Raréfaction de la ressource en elle-même et manque de moyens favorisant l’accès à celle-ci s’ajoutent à une gestion des ressources en eau largement critiquée, les Tunisiens

dénonçant la captation de celles-ci par le voisin algérien, via un certain nombre de retenues d’eau (barrages notamment). Au-delà, la succession de mauvaises saisons ces dernières années à achevé d’étrangler les nombreux saisonniers des régions agricoles.

L’abandon économique des campagnes telles que le Centre et le Nord-Ouest du pays pourtant riches en ressources aura aussi été le fait d’un manque cruel d’infrastructures de transformation des produits. C’est le cas du gouvernorat de Sidi Bouzid, où une part importante de la production laitière demeure condamnée à être jetée, faute de capacités de stockage adaptées et de toute structure de transformation à proximité.

« Une autre difficulté, concernant l’agriculture, est l’absence de structuration du secteur pour ce qui concerne les petits producteurs et la vulnérabilité de ces derniers qui en découle », ajoute Olivier Routeau qui fait le constat d’un système de corruption ayant toujours favorisé au mépris de la législation une minorité ayant les faveurs du pouvoir pour développer de vastes exploitations agricoles à son plus grand profit. « L’impossibilité pour les petits producteurs de se regrouper et/ou de s’associer, sous l’ancien régime, empêchait donc toute remise en cause du système en général et des infractions constatées dont ils pouvaient être les victimes ». C’est fort de ce constat que Triangle G H  a désiré se positionner, au-delà de l’urgence, sur un terrain jusque là délaissé.

Observer et comprendre pour mieux agir : Triangle G H se positionne. 

« Il est évident que le pouvoir ne pourra pas tout faire » –explique Patrick Verbruggen, co-fondateur de Triangle G H  pour qui le travail à venir en partenariat avec les Tunisiens est avant tout affaire de solidarité avec  « ces pays méditerranéens dont nous sommes si proches géographiquement, historiquement et culturellement ».

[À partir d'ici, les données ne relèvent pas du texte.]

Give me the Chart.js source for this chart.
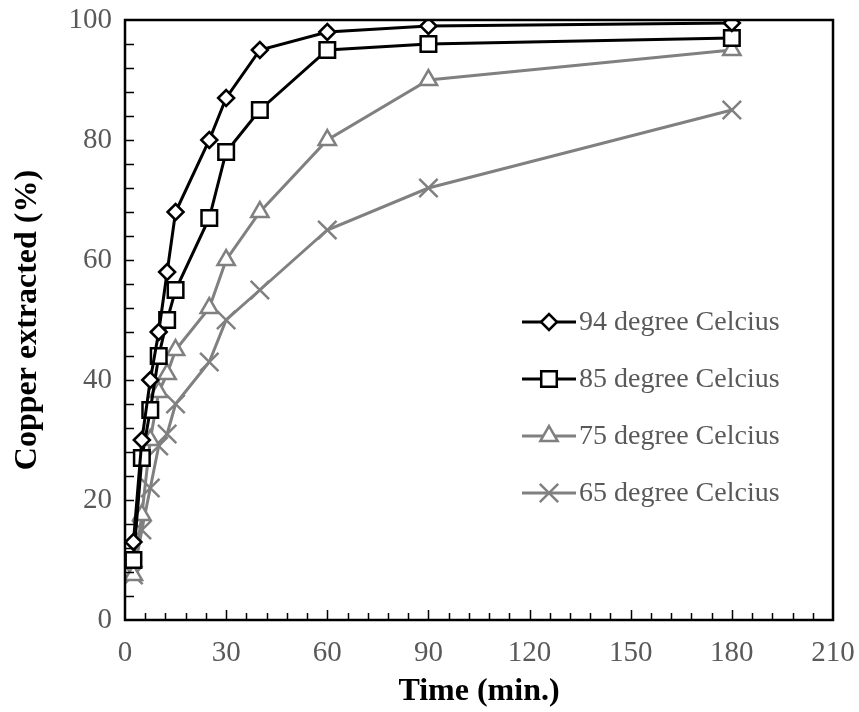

C’est dansune démarche d’accompagnement et non d’assistanat que souhaite se positionner Triangle G H , pour qui, comme le souligne le rapport d’exploration, « Les compétences et les projets sont le plus souvent présents, l’essentiel du travail en matière de développement se situant sur l’accompagnement de ces initiatives. D’où la pertinence d’axer une partie du projet sur la structuration des producteurs en coopératives et l’appui aux initiatives locales ».

Face au manque d’infrastructures identifié par cette mission d’observation, les projets à venir de l’ONG devraient pouvoir cibler deux initiatives pilotes à ce niveau, en vue de modéliser des démarches qui sont vectrices d’emplois locaux, de réévaluation de la valeur ajoutée des produits au bénéfice des producteurs, mais également, parfois, de meilleure exploitation des ressources.